Erneuerbare Energien in Europa: Schneckentempo oder Überholspur?
Die Energiepolitik bewegt sich in der Europäischen Union traditionell in einem Spannungsfeld zwischen Brüsseler und nationalen Ansprüchen. Dies gilt auch für die neue Erneuerbaren-Energien-Richtline der EU (RED II), deren Verabschiedung in Brüssel näher rückt. Während die Mitgliedstaaten verbindliche nationale Erneuerbaren-Ziele bis 2030 mehrheitlich ablehnen, sprach sich das Europaparlament Mitte Januar für eben solche nationalen Quoten aus. Nach dem Votum der Abgeordneten beginnen nun die Verhandlungen der Kammer mit EU-Kommission und Mitgliedstaaten.
Wie bindend Europas Ziele für die einzelnen Staaten sein sollen, ist wichtig, da ohne Verlässlichkeit auch das Gesamtziel ins Rutschen zu kommen droht. Das Europaparlament befürwortete Mitte Januar ein Ausbauziel von 35 Prozent Erneuerbare Energien für 2030. Hingegen hatte die EU-Kommission nur 27 Prozent vorgeschlagen, und die Energieminister hatten sich hinter die Kommission gestellt. Zur Einordnung: Im Jahr 2016 stieg der Anteil der Erneuerbaren Energien am EU-Energieverbrauch auf 17 Prozent, das waren nur 0,3 Prozentpunkte mehr als im Vorjahr, aber 3,6 Prozentpunkte mehr als 2012. Bei Fortschreibung des durchschnittlichen Ausbautempos der vergangenen vier Jahre würde Europa das 2020er Ziel also erreichen. Das lautet auf 20 Prozent Erneuerbare Energien im EU-Durchschnitt.
Die verbindlichen Vorgaben der EU für Erneuerbare Energien und Klimaschutz haben sich bisher als wirksame Messlatte für die EU-Mitgliedstaaten erwiesen. Für Deutschland gilt im Sinne der Aufgabenteilung zwischen den Mitgliedstaaten die Quote, bis 2020 einen Anteil von 18 Prozent Erneuerbarer Energien am Endenergieverbrauch zu erreichen, im EU-Mittel sollen es 20 Prozent sein. Bis 2016 hatte Deutschland aber erst einen Anteil von knapp 15 Prozent erreicht. Bleibt es beim schleppenden Ausbautempo der vergangenen Jahre, verfehlt Deutschland nicht nur sein nationales Klimaziel, sondern auch sein verbindliches EU-Ziel für die Erneuerbaren.

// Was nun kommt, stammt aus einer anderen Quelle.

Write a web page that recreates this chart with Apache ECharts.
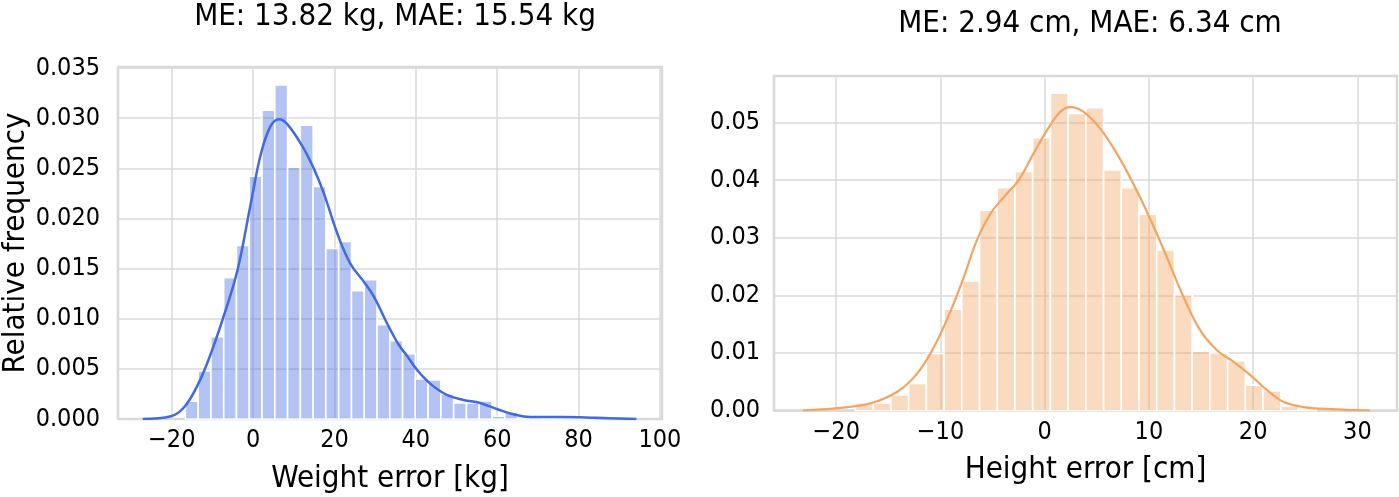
<!DOCTYPE html>
<html>
<head>
<meta charset="utf-8">
<script src="https://cdn.jsdelivr.net/npm/echarts@6/dist/echarts.min.js"></script>
<style>
html,body{margin:0;padding:0;background:#fff;}
#chart{width:1399px;height:497px;}
</style>
</head>
<body>
<div id="chart"></div>
<script>
// ---- Data ----
const weightTitle = 'ME: 13.82 kg, MAE: 15.54 kg';
const heightTitle = 'ME: 2.94 cm, MAE: 6.34 cm';
const weightXName = 'Weight error [kg]';
const heightXName = 'Height error [cm]';
const yName = 'Relative frequency';

// Weight histogram: first bin edge, bin width, relative frequencies
const weightBinStart = -16.64;
const weightBinWidth = 3.14;
const weightHist = [0.00177, 0.0048, 0.0082, 0.0141, 0.0173, 0.0242, 0.0308, 0.0333,
  0.0251, 0.0293, 0.0232, 0.0170, 0.0177, 0.0128, 0.0139, 0.0094, 0.0078, 0.0065,
  0.0040, 0.0039, 0.0025, 0.0016, 0.0016, 0.0018, 0.00027, 0.00067, 0, 0, 0.0001, 0, 0, 0.0001];

// Weight KDE curve points [x, density]
const weightKdeX = [-27.1, -20.2, -16.9, -13.6, -10.4, -7.1, -3.8, -0.56, 1.9, 4.3, 6.4, 8.4,
  12.1, 15.0, 17.4, 20.7, 23.9, 27.2, 29.7, 32.6, 35.5, 38.0, 40.3, 43.6, 47.6, 51.7, 55.8,
  59.9, 64.0, 68.1, 76.2, 84.4, 94.2];
const weightKdeY = [0, 0.00027, 0.0012, 0.0034, 0.0065, 0.0104, 0.0149, 0.0215, 0.0264, 0.0292,
  0.0299, 0.0294, 0.0272, 0.0249, 0.0225, 0.0185, 0.0155, 0.0137, 0.0122, 0.0098, 0.0076, 0.0062,
  0.0049, 0.0035, 0.0024, 0.0019, 0.0016, 0.0010, 0.00047, 0.0002, 0.0002, 0.00012, 0];

// Height histogram
const heightBinStart = -18.15;
const heightBinWidth = 1.70;
const heightHist = [0.0013, 0.0013, 0.0027, 0.0047, 0.0099, 0.0176, 0.0225, 0.0348, 0.0387,
  0.0415, 0.0474, 0.0551, 0.0516, 0.0526, 0.0418, 0.0387, 0.0341, 0.0279, 0.0201, 0.0103,
  0.0100, 0.0086, 0.0044, 0.0034, 0.0008, 0.0003];

// Height KDE curve points
const heightKdeX = [-23.2, -19.9, -16.7, -14.1, -12.2, -10.6, -9.0, -7.75, -6.5, -5.2, -3.9,
  -2.5, -1.05, 0.23, 1.5, 2.46, 3.7, 5.3, 6.9, 8.5, 10.1, 11.7, 13.3, 14.9, 16.5, 18.1, 19.7,
  21.3, 22.9, 24.8, 28.0, 31.2];
const heightKdeY = [0, 0.0004, 0.00125, 0.0033, 0.0065, 0.0111, 0.0174, 0.0232, 0.0296, 0.0342,
  0.0371, 0.0400, 0.0447, 0.0487, 0.0519, 0.0527, 0.0519, 0.0490, 0.0447, 0.0394, 0.0334,
  0.0267, 0.0198, 0.0140, 0.0105, 0.0085, 0.0062, 0.0036, 0.0015, 0.0006, 0.0002, 0];

// Axis tick settings
const weightXTicks = {min: -33.2, max: 100.5, step: 20};
const heightXTicks = {min: -25.97, max: 33.8, step: 10};
const weightYTicks = {min: 0, max: 0.0351, step: 0.005, digits: 3};
const heightYTicks = {min: 0, max: 0.0581, step: 0.01, digits: 2};

// ---- Chart ----
const FONT = "'DejaVu Sans Condensed', 'DejaVu Sans', sans-serif";
const gridColor = '#dadada';
const BIG = 31;
const TICK = 25;

function binData(start, width, vals) {
  return vals.map((h, i) => [start + i * width, start + (i + 1) * width, h]);
}
function pairs(xs, ys) { return xs.map((x, i) => [x, ys[i]]); }
function isTick(v, step) { const r = v / step; return Math.abs(r - Math.round(r)) < 1e-6; }
function xFmt(step) {
  return v => isTick(v, step) ? String(Math.round(v)).replace('-', '\u2212') : '';
}
function yFmt(step, digits) {
  return v => isTick(v, step) ? v.toFixed(digits) : '';
}
function histRender(fill) {
  return function (params, api) {
    const p0 = api.coord([api.value(0), api.value(2)]);
    const p1 = api.coord([api.value(1), 0]);
    return {
      type: 'rect',
      shape: {x: p0[0], y: p0[1], width: p1[0] - p0[0], height: p1[1] - p0[1]},
      style: {fill: fill, stroke: '#ffffff', lineWidth: 1.6}
    };
  };
}
function xAxis(idx, t, name, gap) {
  return {
    type: 'value', gridIndex: idx, min: t.min, max: t.max,
    minInterval: t.step, maxInterval: t.step, splitNumber: 6,
    name: name, nameLocation: 'middle', nameGap: gap,
    nameTextStyle: {fontFamily: FONT, fontSize: BIG, color: '#000'},
    axisLine: {show: false}, axisTick: {show: false},
    axisLabel: {fontFamily: FONT, fontSize: TICK, color: '#000', margin: 9, formatter: xFmt(t.step)},
    splitLine: {show: true, lineStyle: {color: gridColor, width: 1.5}}
  };
}
function yAxis(idx, t, name, margin) {
  return {
    type: 'value', gridIndex: idx, min: t.min, max: t.max,
    minInterval: t.step, maxInterval: t.step, splitNumber: 7,
    name: name, nameLocation: 'middle', nameGap: 86,
    nameTextStyle: {fontFamily: FONT, fontSize: BIG, color: '#000'},
    axisLine: {show: false}, axisTick: {show: false},
    axisLabel: {fontFamily: FONT, fontSize: TICK, color: '#000', margin: margin, formatter: yFmt(t.step, t.digits)},
    splitLine: {show: true, lineStyle: {color: gridColor, width: 1.5}}
  };
}

const chart = echarts.init(document.getElementById('chart'), null, {renderer: 'canvas'});
chart.setOption({
  animation: false,
  backgroundColor: '#ffffff',
  title: [
    {text: weightTitle, left: 390, top: -4, textAlign: 'center',
     textStyle: {fontFamily: FONT, fontSize: BIG, fontWeight: 'normal', color: '#000'}},
    {text: heightTitle, left: 1085, top: 3, textAlign: 'center',
     textStyle: {fontFamily: FONT, fontSize: BIG, fontWeight: 'normal', color: '#000'}}
  ],
  grid: [
    {left: 118, top: 67, width: 544, height: 352, show: true, borderColor: '#d6d6d6', borderWidth: 2.5,
     backgroundColor: 'transparent', containLabel: false, outerBoundsMode: 'none'},
    {left: 774, top: 76, width: 623, height: 334.5, show: true, borderColor: '#d6d6d6', borderWidth: 2.5,
     backgroundColor: 'transparent', containLabel: false, outerBoundsMode: 'none'}
  ],
  xAxis: [xAxis(0, weightXTicks, weightXName, 44), xAxis(1, heightXTicks, heightXName, 44)],
  yAxis: [yAxis(0, weightYTicks, yName, 18), Object.assign(yAxis(1, heightYTicks, '', 14), {name: ''})],
  series: [
    {type: 'custom', xAxisIndex: 0, yAxisIndex: 0, renderItem: histRender('rgba(65,105,225,0.4)'),
     encode: {x: [0, 1], y: 2}, data: binData(weightBinStart, weightBinWidth, weightHist), z: 2},
    {type: 'line', xAxisIndex: 0, yAxisIndex: 0, smooth: 0.4, showSymbol: false, symbol: 'none',
     lineStyle: {color: '#4169E1', width: 2.5}, data: pairs(weightKdeX, weightKdeY), z: 3},
    {type: 'custom', xAxisIndex: 1, yAxisIndex: 1, renderItem: histRender('rgba(244,164,96,0.4)'),
     encode: {x: [0, 1], y: 2}, data: binData(heightBinStart, heightBinWidth, heightHist), z: 2},
    {type: 'line', xAxisIndex: 1, yAxisIndex: 1, smooth: 0.4, showSymbol: false, symbol: 'none',
     lineStyle: {color: '#F4A460', width: 2.2}, data: pairs(heightKdeX, heightKdeY), z: 3}
  ]
});
</script>
</body>
</html>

Die Europäische Union erweist sich also als wichtiges Korrektiv für die nationalen Regierungen. Sollte die europäische Einigung wieder stärker in den Fokus der Regierungen rücken, wie es sich Deutschland und Frankreich wünschen mögen, dann würde sich die Energie- und Klimapolitik als ein gemeinsames Projekt aufdrängen. Denn die Unterstützung für die Erneuerbaren Energien in der Europäischen Union ist sehr stark: Laut den Ergebnissen einer großen Umfrage unter knapp 28.000 EU-Bürgern hielten 89 Prozent der Befragten nationale Ziele zum Ausbau der Erneuerbaren Energien bis 2030 für wichtig. Mehr als die Hälfte, nämlich 51 Prozent betrachten solche Ziele sogar als sehr wichtig. Nach EU-Zielen wurde in der Erhebung allerdings nicht gefragt.
Messen lassen muss sich die EU am Ausspruch von Kommissionspräsident Juncker, der das Ziel ausgegeben hat, die EU müsse die Nummer eins in der Welt bei den Erneuerbaren Energien sein. Es liegt an den Institutionen in Brüssel mit ehrgeizigen Zielen für 2030 zu zeigen, dass sie diesem Anspruch Europas auf einem Zukunftsfeld für Wirtschaft und Verbraucher gerecht werden können.